Определенное значение имеет археологический контекст находки острака. Иногда он может становиться даже определяющим фактором, но это случается достаточно редко, лишь тогда, когда стратиграфия раскапывавшегося участка предельно ясна и непротиворечива[121]. Далее, следует упомянуть собственно эпиграфические критерии, то есть датирование по типу используемого в надписях алфавита и по форме букв. Давно уже было установлено, что на острака значительно раньше, чем в официальных надписях на камне (уже примерно с середины V в. до н. э., если не раньше), начинают появляться ионийские буквы (ω, η, ξ и др.)[122], ранее не свойственные аттическому алфавиту. Стиль написания тоже, естественно, со временем менялся. Изучение надписей на острака с этой точки зрения нередко приносило весьма весомые плоды. В частности, черепки, на которых стояло имя Алкивиада, сына Клиния, из дема Скамбониды, удалось с практически абсолютной степенью надежностью разделить на две группы, относящиеся соответственно к двум родственникам и полным тезкам — Алкивиаду, знаменитому деятелю времен Пелопоннесской войны, и его деду[123].

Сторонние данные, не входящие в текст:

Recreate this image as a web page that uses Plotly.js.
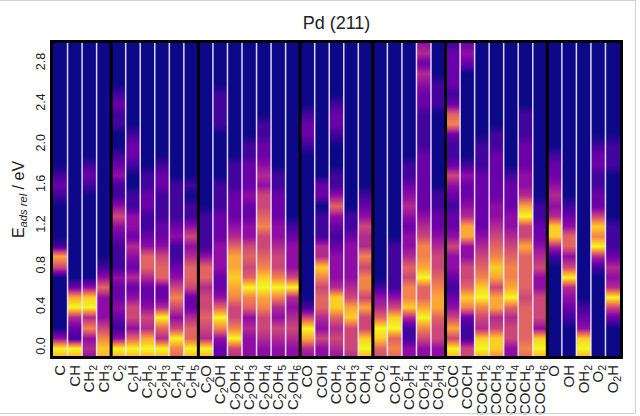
<!DOCTYPE html>
<html><head><meta charset="utf-8">
<script src="https://cdn.plot.ly/plotly-3.0.1.min.js"></script>
<style>html,body{margin:0;padding:0;background:#fff}#chart{width:640px;height:416px}</style>
</head><body><div id="chart"></div>
<script>
// Energy grid (eV) for the density samples
const energies = [-0.1,0.0,0.1,0.2,0.3,0.4,0.5,0.6,0.7,0.8,0.9,1.0,1.1,1.2,1.3,1.4,1.5,1.6,1.7,1.8,1.9,2.0,2.1,2.2,2.3,2.4,2.5,2.6,2.7,2.8,2.9,3.0];

const labels = ['C','CH','CH2','CH3','C2','C2H','C2H2','C2H3','C2H4','C2H5','C2O','C2OH','C2OH2','C2OH3','C2OH4','C2OH5','C2OH6','CO','COH','COH2','COH3','COH4','CO2','CO2H','CO2H2','CO2H3','CO2H4','COC','COCH','COCH2','COCH3','COCH4','COCH5','COCH6','O','OH','OH2','O2','O2H'];
const groupSizes = [4,6,7,5,5,7,5];
const yTicks = [0.0,0.4,0.8,1.2,1.6,2.0,2.4,2.8];

// density (0-10) per adsorbate along the energy grid
const groupC = [
 [8,10,3,0,0,0,0,0,0,5, 8,1,0,0,0,0,1,2,1,0, 0,0,0,0,0,0,0,0,0,0, 0,0],
 [8,10,1,2,4,10,8,2,0,0, 0,0,0,0,0,0,0,0,0,0, 0,0,0,0,0,0,0,0,0,0, 0,0],
 [3,4,3,7,4,10,9,3,0,0, 0,0,0,0,0,0,0,1,2,1, 0,0,0,0,0,0,0,0,0,0, 0,0],
 [8,9,7,5,3,3,3,6,3,1, 0,0,0,0,0,0,0,0,0,0, 0,0,0,0,0,0,0,0,0,0, 0,0]
];
const groupC2 = [
 [8,10,3,1,2,3,2,2,3,1, 1,1,2,3,5,3,1,1,3,2, 1,0,0,1,1,2,1,0,0,0, 0,0],
 [8,10,6,3,5,5,3,2,4,2, 3,4,2,3,3,1,1,0,0,1, 2,2,1,0,0,0,0,0,0,0, 0,0],
 [8,10,8,4,5,3,2,2,4,6, 6,3,2,1,1,2,2,1,1,0, 0,0,0,0,0,0,0,0,0,0, 0,0],
 [8,10,4,6,10,4,2,2,6,6, 5,3,2,2,1,1,1,2,2,1, 0,0,0,0,0,0,0,0,0,0, 0,0],
 [6,7,10,5,3,5,7,5,3,2, 1,1,3,2,1,1,1,1,0,0, 0,0,0,0,0,0,0,0,0,0, 0,0],
 [8,10,6,6,4,2,2,5,6,6, 4,3,5,3,1,1,0,1,0,0, 0,0,0,0,0,0,0,0,0,0, 0,0]
];
const groupC2O = [
 [8,10,4,5,6,5,5,4,6,6, 3,1,1,1,1,0,0,0,0,0, 0,0,0,0,0,0,0,0,0,0, 0,0],
 [2,2,3,7,10,6,3,2,2,3, 3,3,2,2,2,1,1,1,0,0, 0,0,0,1,1,1,1,0,0,0, 0,0],
 [4,5,10,7,5,5,7,8,9,8, 8,6,4,3,2,2,2,1,1,1, 0,0,0,0,0,0,0,0,0,0, 0,0],
 [3,3,3,4,3,6,7,10,6,5, 6,5,3,3,2,2,3,2,2,2, 1,1,0,0,0,0,0,0,0,0, 0,0],
 [3,3,4,5,5,7,8,10,9,7, 6,5,5,7,6,5,5,3,4,3, 2,2,1,1,0,0,0,0,0,0, 0,0],
 [3,3,4,5,3,4,7,10,7,5, 5,4,3,3,2,2,2,1,1,0, 0,0,0,0,0,0,0,0,0,0, 0,0],
 [3,3,4,5,4,3,4,10,5,3, 3,3,2,1,0,0,0,0,0,0, 0,0,0,0,0,0,0,0,0,0, 0,0]
];
const groupCO = [
 [3,4,8,10,5,1,0,0,0,0, 0,0,0,0,0,0,0,0,0,0, 0,1,2,2,1,0,0,0,0,0, 0,0],
 [3,3,5,3,4,6,6,5,7,9, 4,4,1,1,1,0,2,2,0,0, 0,0,0,0,0,0,0,0,0,0, 0,0],
 [3,4,5,4,6,9,9,4,3,3, 3,2,1,2,3,6,3,1,1,0, 0,0,1,2,2,1,0,0,0,0, 0,0],
 [4,5,5,5,9,8,5,4,3,3, 3,3,2,1,1,0,0,0,0,0, 0,0,0,0,0,0,0,0,0,0, 0,0],
 [8,10,9,5,5,8,5,7,7,5, 7,4,4,5,3,2,1,0,0,0, 0,0,0,0,0,0,0,0,0,0, 0,0]
];
const groupCO2 = [
 [5,6,9,10,6,4,3,1,0,0, 0,0,0,0,0,0,0,0,0,0, 0,0,0,0,0,0,0,0,0,0, 0,0],
 [6,7,6,10,9,5,3,1,1,1, 1,1,0,0,0,0,0,0,0,0, 0,0,0,0,0,0,0,0,0,0, 0,0],
 [3,3,1,1,4,9,7,7,5,6, 4,3,3,2,3,4,3,2,1,1, 0,0,0,0,0,0,0,0,0,0, 0,0],
 [3,3,5,7,10,8,6,6,10,8, 7,7,5,4,3,2,2,2,2,2, 2,1,1,1,1,2,2,3,4,2, 4,3],
 [3,3,5,5,6,8,8,7,6,5, 5,4,3,2,2,1,1,0,0,0, 0,0,0,0,0,1,1,1,0,0, 0,0]
];
const groupCOC = [
 [8,10,5,8,5,3,2,1,2,3, 3,5,3,2,2,1,2,3,5,2, 1,1,2,7,6,2,1,2,2,2, 2,1],
 [5,5,1,1,2,7,9,6,5,5, 3,3,8,8,4,3,2,2,3,1, 0,0,0,0,0,0,0,0,0,2, 3,2],
 [8,10,9,4,5,7,10,9,7,6, 5,4,3,2,2,2,2,2,2,1, 1,1,0,0,0,0,0,0,0,0, 0,0],
 [7,9,9,5,4,8,8,5,8,9, 7,6,5,4,3,3,2,2,2,2, 2,1,1,0,0,0,0,0,0,0, 0,0],
 [3,3,5,5,4,6,10,8,7,7, 6,5,4,3,3,2,2,2,1,0, 0,0,0,0,0,0,0,0,0,0, 0,0],
 [6,7,6,6,6,6,5,6,6,6, 6,8,5,5,10,8,4,3,3,2, 2,2,1,1,1,0,0,0,0,0, 0,0],
 [8,10,9,3,5,5,5,3,3,5, 4,3,2,2,1,1,0,0,0,0, 0,0,0,0,0,0,0,0,0,0, 0,0]
];
const groupO = [
 [0,0,0,0,0,0,0,0,0,0, 1,4,9,9,4,3,4,3,2,2, 1,0,0,0,0,0,0,0,0,0, 0,0],
 [0,0,0,0,1,2,3,4,10,5, 3,6,6,3,2,1,0,0,0,0, 0,0,0,0,0,0,0,0,0,0, 0,0],
 [8,10,9,3,2,1,0,0,0,0, 0,0,0,0,0,0,0,0,0,0, 0,0,0,0,0,0,0,0,0,0, 0,0],
 [0,0,0,0,0,0,0,0,0,1, 4,10,7,9,5,2,2,1,1,2, 2,1,0,0,0,0,0,0,0,0, 0,0],
 [0,0,0,0,2,5,10,4,3,4, 2,1,1,1,0,0,0,0,0,1, 1,1,0,0,0,0,0,0,0,0, 0,0]
];

const plasma = [
  [0.0,'#0d0887'],[0.1,'#41049d'],[0.2,'#6a00a8'],[0.3,'#8f0da4'],[0.4,'#b12a90'],
  [0.5,'#cc4778'],[0.6,'#e16462'],[0.7,'#f2844b'],[0.8,'#fca636'],[0.9,'#fcce25'],[1.0,'#f0f921']
];

const columns = [].concat(groupC, groupC2, groupC2O, groupCO, groupCO2, groupCOC, groupO);
const FONT = 'Liberation Sans, Arial, sans-serif';

const traces = columns.map((col, i) => ({
  type: 'heatmap',
  x: [i - 0.25, i + 0.25],
  y: energies,
  z: col.map(v => [v, v]),
  zmin: 0, zmax: 10,
  colorscale: plasma,
  zsmooth: 'best',
  showscale: false,
  hoverinfo: 'skip'
}));

const tickHtml = labels.map(s => s.replace(/(\d)/g, '<sub>$1</sub>'));

const shapes = [];
const groupEnds = new Set();
let acc = 0;
groupSizes.forEach(n => { acc += n; groupEnds.add(acc - 1); });
for (let i = 0; i < columns.length - 1; i++) {
  const isGroup = groupEnds.has(i);
  shapes.push({
    type: 'line', xref: 'x', yref: 'paper', x0: i + 0.5, x1: i + 0.5, y0: 0, y1: 1,
    line: { color: isGroup ? '#000000' : 'rgba(232,232,255,0.92)', width: isGroup ? 3 : 1.5 },
    layer: 'above'
  });
}
// light frame around the figure
shapes.push({type:'rect', xref:'paper', yref:'paper', x0:-53.5/567, x1:(635.5-53)/567, y0:(356-413.5)/313, y1:(356-0.5)/313, line:{color:'#d0d0d0', width:1}, layer:'above'});

const layout = {
  width: 640, height: 416,
  margin: { l: 53, r: 20, t: 43, b: 60 },
  paper_bgcolor: '#ffffff',
  plot_bgcolor: '#0d0887',
  showlegend: false,
  title: { text: 'Pd (211)', x: 0.5, xref: 'paper', xanchor: 'center', y: 1 - 23/416, yanchor: 'middle',
           font: { family: FONT, size: 18, color: '#222' } },
  xaxis: {
    range: [-0.5, columns.length - 0.5],
    tickmode: 'array', tickvals: labels.map((_, i) => i), ticktext: tickHtml,
    tickangle: -90, ticks: '', showgrid: false, zeroline: false,
    showline: true, mirror: true, linewidth: 3, linecolor: '#000',
    tickfont: { family: FONT, size: 15, color: '#222' }
  },
  yaxis: {
    range: [-0.08, 3.0],
    tickmode: 'array', tickvals: yTicks, ticktext: yTicks.map(v => v.toFixed(1)),
    tickangle: -90, ticks: '', showgrid: false, zeroline: false,
    showline: true, mirror: true, linewidth: 3, linecolor: '#000',
    tickfont: { family: FONT, size: 12.5, color: '#222' },
    title: { text: 'E<sub><i>ads rel</i></sub> / eV', standoff: 6, font: { family: FONT, size: 16, color: '#222' } }
  },
  shapes: shapes
};

Plotly.newPlot('chart', traces, layout, { displayModeBar: false, staticPlot: true });
</script>
</body></html>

Однако далеко не всегда дело обстоит так просто. Случай с двумя Алкивиадами облегчался тем, что акме деда и внука были, естественно, разделены весьма значительным хронологическим отрезком (не менее полувека). В целом же нам уже приходилось писать о нечеткости палеографических критериев датирования остраконов[124]. В отличие от лапидарных текстов, особенно официального характера, частные надписи на глине, во-первых, несут все разнообразие индивидуальных почерков. Во-вторых, что еще более важно, эти индивидуальные почерки (как, наверное, и во все времена), зафиксировавшись в молодости, как правило, мало меняются с годами и уж во всяком случае крайне редко имеют тенденцию следовать за изменениями начертаний  букв в надписях на камне, которые обычно и применяются в качестве эталона. Характерный пример — два опубликованных Лэнг остракона с Агоры с именем Перикла, не только имеющие совершенно разный стиль в начертании букв, но и вообще надписанные разными алфавитами, аттическим и ионийским (соответственно Περικλες Χσανθίππο и Περικλής Ξανθίππο). Вряд ли правомерно относить первый из них к очень уж раннему времени. Скорее он принадлежит руке пожилого афинянина, не спешившего переходить на «новую орфографию».

Таким образом, мы перешли к еще одному, специально существующему для острака, критерию датирования, который при этом является одним из самых убедительных, — к определению времени их надписания по содержанию надписей, по тем именам, которые в них фигурируют. Действительно, ясно, что остракон, например, с именем демагога Гипербола не может относиться ни к началу, ни к середине V в. до н. э. и мог появиться только в связи с последним афинским остракизмом (410-е гг.), когда этот политик был изгнан. Но и в связи с данным критерием существует ряд нюансов, ослабляющих его значение. Во-первых, известно, что в первой половине V в. остракофорий было довольно много, в иные годы они шли буквально одна за другой, и «кандидатами» на изгнание зачастую от раза к разу были одни и те же лица. Скажем, остракон, направленный против Кимона, если исходить только из имени, может относиться к 460-м, 470-м или 480-м гг. до н. э., то есть разброс датировок будет охватывать почти три десятилетия. Во-вторых, на множестве острака встречаются имена афинян, вообще неизвестных из письменных источников. Естественно, такие имена сами по себе ничем не могут помочь при решении хронологических вопросов.